Less the Man Than His State of Nerves

Style, says Brodsky, is less the man than his state of nerves. Very well observed! And it is possible to go a step further by saying that there is, in every writer, the man who lives and the man who writes—or, in other words, the man who thinks and the man who acts. Style is, to a great extent, the emotional and psychological effect triggered by the act of writing. The moralist is bitter because it is precisely bitterness that fills him when he writes about what he writes about. Likewise a grandiose style reveals a sense of grandeur. The poet is a feigner, says a verse by Pessoa—but only to a certain extent. Invariably, one can only express what one can feel.

What the Reader Seeks

Brodsky says something extremely true: what the reader seeks in literature is to read about himself.

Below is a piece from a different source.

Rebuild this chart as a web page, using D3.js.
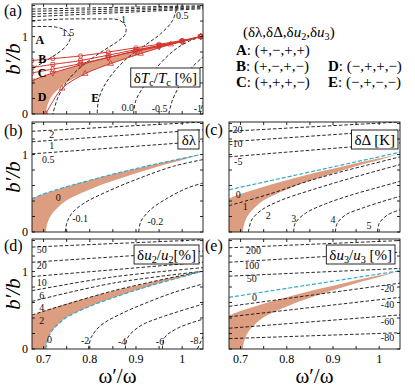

This justifies, on the reader’s part, literary preferences; on the writer’s part, it justifies his success or rejection. If we identify success with popularity, the most successful author will be the most popular, and it is easy to see that to be so, he will have to come closer than the others to the reality of the common individual. What the reader seeks, in short, is a book that could have been written by himself. And that says it all.

Originality Achieves Recognition More Quickly

In art and philosophy, originality achieves recognition more quickly than value. In philosophy, however, original ideas seem to guarantee longevity, and the more original they are, the more surely they guarantee it. The phenomenon is curious, because it occurs in spite of the value of the idea. This one, if original and even absurd, even if refuted a thousand times, always seems to deserve the generosity of a citation. In art, however, although originality makes noise, it invariably wears out with time. In art, a work only endures if, beyond originality, it retains something of value.